Table functions

Tinybird table functions allow you to read data from an existing database and schedule a regular Copy Pipe to orchestrate synchronization. You can load full tables or incrementally sync your data.

Tinybird supports the following table functions:

Prerequisites

Your database needs to be open and public, exposed to the internet with publicly signed certs, so you can connect it to it passing the hostname, port, username, and password.

You also need to be familiar with making cURL requests to manage your secrets.

Environment Variables API

The Environment Variables API is currently only accessible at API level.

Pasting your credentials into a Pipe node or .datafile as plain text is a security risk. Instead, use the Environment Variables API to create two new secrets for your username and password.

In the next step, you can interpolate your new secrets using the tb_secret function:

{{tb_secret('username')}}
{{tb_secret('password')}}

Load an external table

Create a new Pipe node. Call the table function in the FROM and pass the connection details:

PostgreSQL table function example
SELECT *
FROM postgresql(
  'aws-0-eu-central-1.TODO.com:3866',
  'postgres',
  'orders',
  {{tb_secret('pg_username')}},
  {{tb_secret('pg_password')}},
)

Publish this node as a Copy Pipe, thereby running the query manually. You can choose to append only new data, or replace all data.

Using datafiles

You can also define node logic in Pipe files. An example for a PostgreSQL eCommerce orders_backfill scenario, with a node called all_orders, would be:

NODE all_orders
SQL >

    %
    SELECT *
    FROM postgresql(
      'aws-0-eu-central-1.TODO.com:3866',
      'postgres',
      'orders',
      {{tb_secret('pg_username')}},
      {{tb_secret('pg_password')}},
    )

TYPE copy
TARGET_DATASOURCE orders
COPY_SCHEDULE @on-demand
COPY_MODE replace

Include filters

You can use a source column to filter by a value in Tinybird, for example:

Example Copy Pipe with PostgreSQL table function and filters
SELECT *
FROM postgresql(
  'aws-0-eu-central-1.TODO.com:3866',
  'postgres',
  'orders',
  {{tb_secret('pg_username')}},
  {{tb_secret('pg_password')}},
  )
WHERE orderDate > (select max(orderDate) from orders)

Schedule runs

When publishing as a Copy Pipe, most users set it to run at a frequent interval using a cron expression.
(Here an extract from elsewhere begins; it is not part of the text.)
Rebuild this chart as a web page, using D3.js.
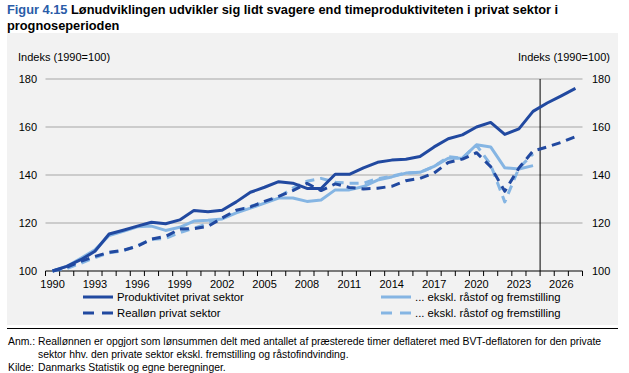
<!DOCTYPE html>
<html>
<head>
<meta charset="utf-8">
<script src="https://cdn.jsdelivr.net/npm/d3@7"></script>
<style>
  body { margin: 0; background: #fff; font-family: "Liberation Sans", Arial, sans-serif; }
  svg text { font-family: "Liberation Sans", Arial, sans-serif; }
</style>
</head>
<body>
<div id="chart"></div>
<script>
/*****  Data  *****/
const years = d3.range(1990, 2028);
const tickYears = d3.range(1990, 2028, 3);
const yTicks = [100, 120, 140, 160, 180];

// Produktivitet privat sektor
const prodPrivat = [100, 101.9, 104.7, 108.2, 115.4, 117, 118.7, 120.3, 119.7, 121.3,
  125.2, 124.7, 125.3, 128.8, 132.8, 134.9, 137.2, 136.6, 134.4, 134.4,
  140.3, 140.3, 143, 145.3, 146.2, 146.6, 147.7, 151.7, 155.1, 156.7,
  160, 161.9, 156.9, 159.2, 166.5, 170, 173, 176.1];
// Realløn privat sektor
const realPrivat = [100, 101.5, 104, 106.1, 107.8, 108.6, 110.3, 113.3, 114.4, 117.5,
  117.6, 118.6, 122.1, 125.3, 126.7, 129, 131.1, 133.5, 136.5, 133.5,
  136.3, 134.8, 134.2, 134.5, 135.3, 137.6, 138.6, 140.8, 145.2, 146.6,
  149.3, 143.5, 133.2, 142.9, 150, 151.7, 153.6, 156];
// Produktivitet ekskl. råstof og fremstilling
const prodEkskl = [100, 101.9, 105.3, 108.8, 114.8, 116.5, 118.4, 118.7, 116.9, 118.2,
  120.8, 121.1, 121.7, 124.2, 126.2, 128.3, 130.4, 130.4, 129, 129.6,
  133.8, 133.8, 135.2, 137.9, 139.2, 140.8, 141.1, 143.6, 147, 147,
  152.6, 151.7, 143, 142.5, 143.9];
// Realløn ekskl. råstof og fremstilling
const realEkskl = [100, 101, 103.2, 105.6, 107.6, 108.4, 110.6, 113.2, 113.6, 116,
  117.8, 119.8, 122, 124.6, 127, 128.6, 130.8, 134.5, 137.4, 138.6,
  137, 136.6, 136.6, 138.5, 139.5, 140.8, 141.1, 143.6, 147.6, 147,
  152.4, 144.3, 128.8, 142.9, 148.8];

const legendItems = [
  { label: "Produktivitet privat sektor", data: prodPrivat, color: "#2149a0", dash: null, col: 0, row: 0 },
  { label: "Realløn privat sektor", data: realPrivat, color: "#2149a0", dash: "9,6", col: 0, row: 1 },
  { label: "... ekskl. råstof og fremstilling", data: prodEkskl, color: "#85b5e3", dash: null, col: 1, row: 0 },
  { label: "... ekskl. råstof og fremstilling", data: realEkskl, color: "#85b5e3", dash: "9,6", col: 1, row: 1 }
];

/*****  Layout  *****/
const width = 629;
const height = 373;
const plotLeft = 45.5;
const plotRight = 582.5;
const plotTop = 79;
const plotBottom = 271;

const svg = d3.select('#chart')
  .append('svg')
    .attr('width', width)
    .attr('height', height)
    .attr('viewBox', [0, 0, width, height]);

// Title
const title = svg.append('text')
  .attr('x', 7)
  .attr('y', 14)
  .attr('font-size', 12.8)
  .attr('font-weight', 'bold');
title.append('tspan').attr('fill', '#2a5ca8').text('Figur 4.15');
title.append('tspan').attr('fill', '#000').text('  Lønudviklingen udvikler sig lidt svagere end timeproduktiviteten i privat sektor i');
svg.append('text')
  .attr('x', 7)
  .attr('y', 30)
  .attr('font-size', 12.8)
  .attr('font-weight', 'bold')
  .text('prognoseperioden');

// Grey panel
svg.append('rect')
  .attr('x', 7)
  .attr('y', 33)
  .attr('width', 611)
  .attr('height', 292)
  .attr('fill', '#f2f2f2');

// Scales
const x = d3.scaleBand()
  .domain(years)
  .range([plotLeft, plotRight]);
const y = d3.scaleLinear()
  .domain([100, 180])
  .range([plotBottom, plotTop]);

// Gridlines
svg.append('g')
  .selectAll('line')
  .data(yTicks.filter(d => d > 100))
  .join('line')
    .attr('x1', plotLeft)
    .attr('x2', plotRight)
    .attr('y1', d => y(d))
    .attr('y2', d => y(d))
    .attr('stroke', '#a6a6a6')
    .attr('stroke-width', 1);

// Y tick labels both sides
svg.append('g')
  .selectAll('text')
  .data(yTicks)
  .join('text')
    .attr('x', 37)
    .attr('y', d => y(d) + 4)
    .attr('text-anchor', 'end')
    .attr('font-size', 11)
    .text(d => d);
svg.append('g')
  .selectAll('text')
  .data(yTicks)
  .join('text')
    .attr('x', 592)
    .attr('y', d => y(d) + 4)
    .attr('font-size', 11)
    .text(d => d);

// Axis titles
svg.append('text')
  .attr('x', 18)
  .attr('y', 61)
  .attr('font-size', 11)
  .text('Indeks (1990=100)');
svg.append('text')
  .attr('x', 610)
  .attr('y', 61)
  .attr('text-anchor', 'end')
  .attr('font-size', 11)
  .text('Indeks (1990=100)');

// Forecast divider (between 2024 and 2025)
svg.append('line')
  .attr('x1', x(2025))
  .attr('x2', x(2025))
  .attr('y1', plotTop)
  .attr('y2', plotBottom)
  .attr('stroke', '#000')
  .attr('stroke-width', 1);

// X axis with ticks between categories
const xAxis = svg.append('g').attr('transform', `translate(0,${plotBottom})`);
xAxis.append('line')
  .attr('x1', plotLeft)
  .attr('x2', plotRight)
  .attr('stroke', '#000')
  .attr('stroke-width', 1.2);
xAxis.selectAll('.tick-mark')
  .data(years.concat([2028]))
  .join('line')
    .attr('class', 'tick-mark')
    .attr('x1', d => d === 2028 ? plotRight : x(d))
    .attr('x2', d => d === 2028 ? plotRight : x(d))
    .attr('y1', 0)
    .attr('y2', 5)
    .attr('stroke', '#000');
xAxis.selectAll('.tick-label')
  .data(tickYears)
  .join('text')
    .attr('class', 'tick-label')
    .attr('x', d => x(d) + x.bandwidth() / 2)
    .attr('y', 17)
    .attr('text-anchor', 'middle')
    .attr('font-size', 11)
    .text(d => d);

// Lines
const line = d3.line()
  .x((d, i) => x(years[i]) + x.bandwidth() / 2)
  .y(d => y(d));

const drawOrder = [2, 3, 1, 0];
svg.append('g')
  .selectAll('path')
  .data(drawOrder.map(i => legendItems[i]))
  .join('path')
    .attr('d', d => line(d.data))
    .attr('fill', 'none')
    .attr('stroke', d => d.color)
    .attr('stroke-width', 3)
    .attr('stroke-dasharray', d => d.dash)
    .attr('stroke-linejoin', 'round');

// Legend
const legendX = [83, 381];
const legendY = [297, 313];
const legend = svg.append('g')
  .selectAll('g')
  .data(legendItems)
  .join('g')
    .attr('transform', d => `translate(${legendX[d.col]},${legendY[d.row]})`);
legend.append('line')
  .attr('x1', 0)
  .attr('x2', 30)
  .attr('stroke', d => d.color)
  .attr('stroke-width', 3)
  .attr('stroke-dasharray', d => d.dash ? '11,8' : null);
legend.append('text')
  .attr('x', 34)
  .attr('y', 4)
  .attr('font-size', 11.3)
  .text(d => d.label);

// Footer
svg.append('line')
  .attr('x1', 7)
  .attr('x2', 618)
  .attr('y1', 328.5)
  .attr('y2', 328.5)
  .attr('stroke', '#000')
  .attr('stroke-width', 1);

const notes = [
  { lead: 'Anm.:', text: 'Reallønnen er opgjort som lønsummen delt med antallet af præsterede timer deflateret med BVT-deflatoren for den private', y: 345 },
  { lead: '', text: 'sektor hhv. den private sektor ekskl. fremstilling og råstofindvinding.', y: 358 },
  { lead: 'Kilde:', text: 'Danmarks Statistik og egne beregninger.', y: 371 }
];
const noteG = svg.append('g')
  .selectAll('g')
  .data(notes)
  .join('g');
noteG.append('text')
  .attr('x', 8)
  .attr('y', d => d.y)
  .attr('font-size', 10.4)
  .text(d => d.lead);
noteG.append('text')
  .attr('x', 38)
  .attr('y', d => d.y)
  .attr('font-size', 10.4)
  .text(d => d.text);
</script>
</body>
</html>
You can also trigger the Copy Pipe on demand:

curl -H "Authorization: Bearer <PIPE:READ token>" \
    -X POST "https:/tinybird.co/api/v0/pipes/<pipe_id>/run"

Having on-demand Pipes in your Workspace is helpful, as you can run a full sync manually any time you need it. You might also use them for weekly full syncs.

Synchronization strategies

When copying data from your database to Tinybird, you can use one of the following strategies:

  • Use COPY_MODE replace to synchronize small dimensions tables, up to a few million rows, in a frequent schedule (1 to 5 minutes).
  • Use COPY_MODE append to do incremental appends. For example, you can append events data tagged with a timestamp. Combine it with COPY_SCHEDULE and filters in the Copy Pipe SQL to sync the new events.

Timeouts

When synchronizing dimensions tables with COPY_MODE replace and 1 minute schedule, the copy job might time out because it can't ingest the whole table in the defined schedule.

Timeouts depend on several factors:

  • The timeout configured in your external database.
  • The external database load.
  • Network connectivity, for example when copying data from different cloud regions.

Follow these tips to avoid timeouts using incremental appends:

  • Make sure to tag your data with an updated timestamp and use the column to filter the Copy Pipe SQL.
  • Configure the Copy Pipe with an incremental append strategy and 1 minute schedule. That way you make sure only new records in the last minute are ingested, thus optimizing the copy job duration.
  • Create an index in the external table to speed up filtering.
  • Create the target Data Source as a ReplacingMergeTree using a unique or primary key as the ENGINE_SORTING_KEY. Rows with the same ENGINE_SORTING_KEY are deduplicated. Remember to use the FINAL keyword when querying the Data Source to force deduplication at query time.
  • Combine this approach with an hourly or daily replacement to get rid of deleted rows. Learn about how to handle deleted rows when using ReplacingMergeTree.

Observability

Job executions are logged in the datasources_ops_log Service Data Source. You can check this log directly in the Data Source view page in the UI. Filter by datasource_id to monitor ingestion through the table functions from the datasources_ops_log:

Example query to the datasources_ops_log Service Data Source
SELECT
  timestamp,
  event_type,
  result,
  error,
  job_id
FROM
  tinybird.datasources_ops_log
WHERE
  datasource_id = 't_1234'
AND
  event_type = 'copy'
ORDER BY timestamp DESC

Limits

The table functions inherit all the limits of Copy Pipes.

Environment Variables are created at a Workspace level, so you can connect one of each external database per Tinybird Workspace.

Check the limits page for limits on ingestion, queries, API Endpoints, and more.

Billing

There are no additional or specific costs for the table function itself; only the costs associated with Copy Pipes apply. For more information on data operations and their charges, see the billing docs.